Implications for education
In this sense, and in line with other research, the study of coping strategies appears instrumental for the prevention of stress and it is essential that these strategies should begin to be trained within the university facilities. These programs could help prepare nursing students to cope with the challenges they are about to face during their clinical rotations. For example, in Spain no university uses a nurse student peer mentoring or support program. This peer mentoring program, where third year students mentor first year students, was implemented in other foreign universities in order to reduce the anxiety experienced by first year students nurses and to facilitate a smooth transition to clinical practice situations (Hogan et al., 2017). Other strategies have demonstrated to be effective in the management of stress and anxiety in nursing students, such as the use of biofeedback and mindfulness and meditation interventions (Ratanasiripong et al., 2015) or emotional freedom techniques (Patterson, 2016).
These findings call for a greater challenge to nurse educators in create a planning strategy to prevent recurrence of stress based in the use of the coping strategies most closely correlated with lower levels of perceived stress.
Limitations
This study has limitations that must be considered when interpreting these results.

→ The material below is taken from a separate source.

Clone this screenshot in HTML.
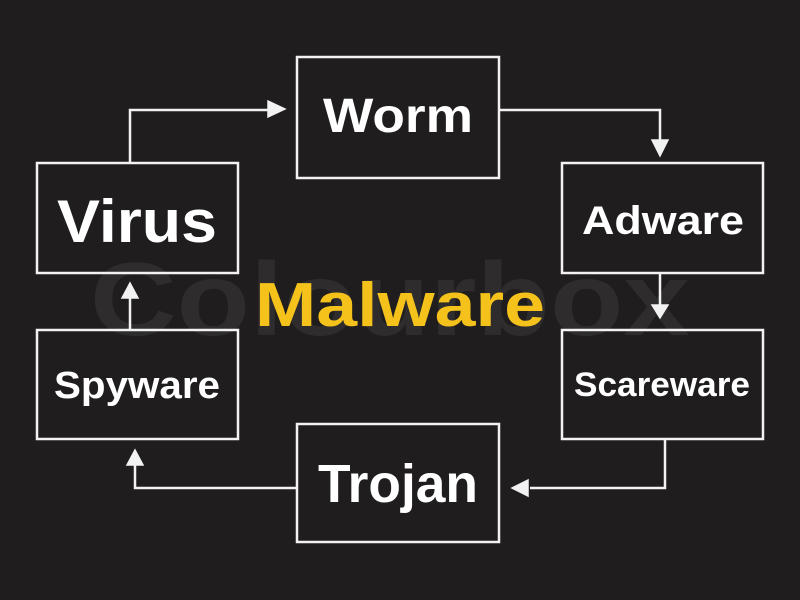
<!DOCTYPE html>
<html><head><meta charset="utf-8"><style>
html,body{margin:0;padding:0;background:#1f1d1e;}
svg{display:block}
text{font-family:"Liberation Sans",sans-serif;font-weight:bold;text-anchor:middle;}
</style></head><body>
<svg width="800" height="600" viewBox="0 0 800 600">
<rect width="800" height="600" fill="#1f1d1e"/>
<text x="390" y="335" font-size="104" fill="#2e2c2d" textLength="600" lengthAdjust="spacingAndGlyphs">Colourbox</text>
<g fill="none" stroke="#f2f2f2" stroke-width="2.5">
<rect x="297" y="57" width="202" height="121"/>
<rect x="37" y="163" width="201" height="110"/>
<rect x="562" y="163" width="201" height="110"/>
<rect x="37" y="330" width="201" height="109"/>
<rect x="562" y="330" width="201" height="109"/>
<rect x="297" y="424" width="202" height="118"/>
<polyline points="130,163 130,110 270,110"/>
<polyline points="499,110 660,110 660,140"/>
<polyline points="660,273 660,305"/>
<polyline points="665,439 665,488 530,488"/>
<polyline points="297,488 135,488 135,465"/>
<polyline points="130,330 130,298"/>
</g>
<g fill="#f2f2f2" stroke="#f2f2f2" stroke-width="1.5">
<polygon points="268,101 285,109 268,117"/>
<polygon points="652,140 668,140 660,156"/>
<polygon points="652,305 668,305 660,318"/>
<polygon points="528,480 512,488 528,496"/>
<polygon points="127,465 143,465 135,450"/>
<polygon points="122,298 138,298 130,283"/>
</g>
<g fill="#ffffff">
<text x="398" y="132" font-size="48" textLength="150" lengthAdjust="spacingAndGlyphs">Worm</text>
<text x="137" y="242" font-size="60" textLength="160" lengthAdjust="spacingAndGlyphs">Virus</text>
<text x="663" y="234" font-size="40" textLength="162" lengthAdjust="spacingAndGlyphs">Adware</text>
<text x="137" y="398" font-size="38" textLength="166" lengthAdjust="spacingAndGlyphs">Spyware</text>
<text x="662" y="396" font-size="34" textLength="176" lengthAdjust="spacingAndGlyphs">Scareware</text>
<text x="398" y="502" font-size="54" textLength="160" lengthAdjust="spacingAndGlyphs">Trojan</text>
</g>
<text x="400" y="326" font-size="62" fill="#f5c21b" textLength="290" lengthAdjust="spacingAndGlyphs">Malware</text>
</svg>
</body></html>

First, these findings cannot be generalized, as the study was conducted in nursing students of only one faculty of nursing and therefore, the socio-demographic structure of the sample was not necessarily the same as that of other faculties in Spain. The performance of longitudinal studies conducted over several academic years is recommended as these could show changes in perceived stress over time. Further studies based on qualitative techniques would provide more detail regarding the stressor factors and its relationship with levels of anxiety and coping strategies. However, despite these limitations, the results of this study appear to concur with previous findings on this topic.